Bloomberg’s freedom-of-information request was twice rejected by the ECB before the news organization sued in December 2010. Bloomberg sought access to two internal papers drafted for the central bank’s six-member Executive Board. The first document is entitled “The impact on government deficit and debt from off-market swaps: the Greek case.” The second reviews Titlos Plc, a structure that allowed National Bank of Greece SA (ETE), the country’s biggest lender, to borrow from the ECB by creating collateral.

…in April 2009 — months before the Greek crisis erupted — ECB officials spotted the “swap operation in unusual terms” involving National Bank of Greece, according to the March 2010 cover note. Under Eurostat accounting rules, nations were permitted until 2008 to use so-called off-market rates in swaps to manage their debt. The use of off-market swaps, which Greece hadn’t previously disclosed as debt, let the country increase borrowings by 5.3 billion euros, Eurostat said in 2010. In the largest derivative disclosed, Greece borrowed 2.8 billion euros from Goldman Sachs Group Inc. (GS) in 2001 through a derivative that swapped dollar- and yen-denominated debt issued by the nation for euros using a historical exchange rate.
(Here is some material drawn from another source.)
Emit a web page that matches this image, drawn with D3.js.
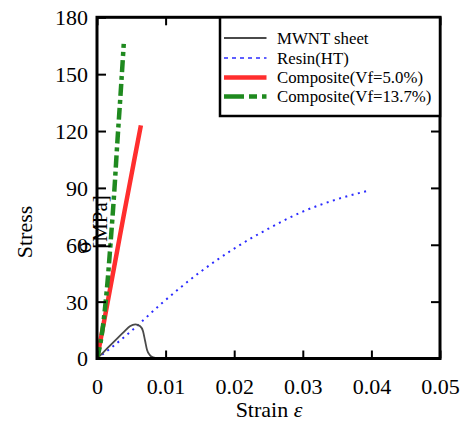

Technical, but important, at least to those who want to understand how the euro-crisis really evolved. It’s worth reading the whole thing.

A few months ago, I posted here on this case and on the possibly not unrelated story of how “highly unusual” swap transactions had helped reduce the nominal amount of Italian debt outstanding at a time when Italy was struggling to meet the criteria for admission to the single currency.

Then there’s the question of what Germany’s Kohl administration knew about the state of Italy’s finances. Back in May I noted this report from Der Spiegel on the release of “hundreds of pages”  of German government documents on the introduction of the euro and the decision to include Italy in the single currency’s founding group.

Here’s some of it:

The documents prove what was only assumed until now: Italy should never have been accepted into the common currency zone. The decision to invite Rome to join was based almost exclusively on political considerations at the expense of economic criteria. It also created a precedent for a much bigger mistake two years later, namely Greece’s acceptance into the euro zone….The documents show that the [Kohl administration] was extremely well informed about the state of Italy’s finances. Many austerity measures were merely window dressing — either they were accounting tricks or were immediately dialed back when the political pressure subsided.

And were German voters kept in the picture? Well, what do you think?

The Director General of Italy’s Ministry of the Treasury and Budget between 1991-2001 was one Mario Draghi. He, of course, is now President of the European Central Bank.